Delicious to us but not to deer, Chef's Choice Rosemary is the rosemary of choice for container, herb and kitchen gardens.
Any cook worth her salt knows adding herbs fresh from the garden is an easy—and thrifty—way to create great meals. A staple of Mediterranean cooking, rosemary is the crown jewel of any kitchen garden. But if you’re used to raiding the ordinary rosemary growing in your backyard, it’s time to consider upgrading to Chef’s Choice Rosemary.
While it is possible to cook with any rosemary, prostrate landscape varieties tend to have a slightly onion-y smell and taste (think of the scent of a mass of society garlic plants). In contrast, Chef’s Choice has a lightly spicy taste perfect for cooking. Its smaller leaves and higher oil content are also a boon to chefs, as a little goes a long way in recipes.
Hardy to USDA zones 8-10 and Sunset zones 4-24, the plant grows 1 to 2’ and is generally wider than higher. Its compact form is another feature that sets this rosemary apart, as the manageable size makes it a great choice for containers. In addition to its value in the kitchen, vivid lavender flowers appear in abundance in the spring.
Care is fairly simple. In spring apply either a slow-release fertilizer or top dress with compost.

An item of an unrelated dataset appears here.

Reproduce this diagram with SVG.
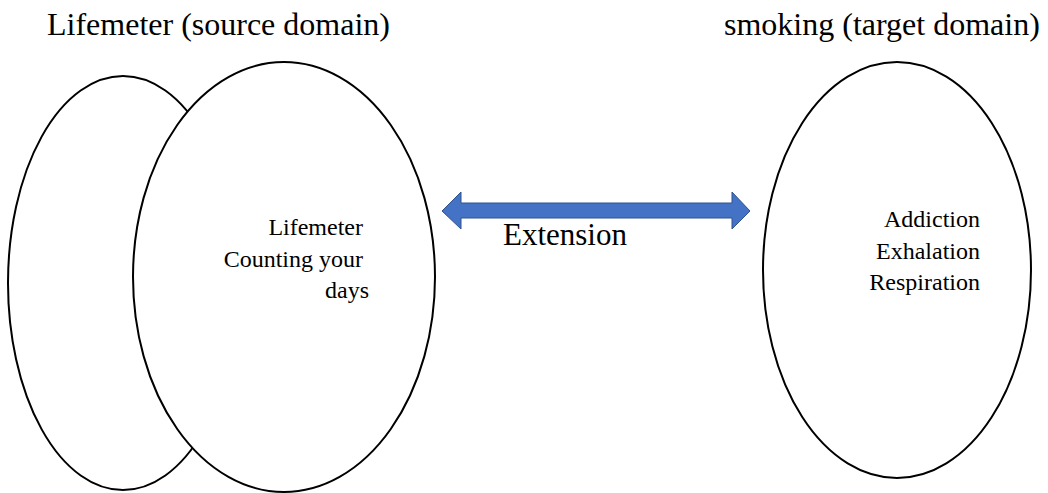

Any necessary pruning can be done when flowers are done producing in mid-to-late spring. Or better yet, cut the flowers to create a bouquet to enjoy inside, which has the bonus of encouraging new growth to appear faster. Like most low-water plants adapted to a Mediterranean climate, Chef’s Choice requires good drainage, whether planted in a container or in the ground. Once established it requires minimal moisture, so be careful not to overwater. If like me, you cook with rosemary regularly and are cutting stems year-round, you may not see many flowers come spring.
While most commonly planted in containers or raised beds, Chef’s Choice Rosemary is a lovely addition to the garden as well. It can function as a small, evergreen accent, or even be planted closely in a row and sheered into a low hedge. Like other plants with a sharply herbaceous scent, it successfully repels deer. Really, is there anything this plant can’t do?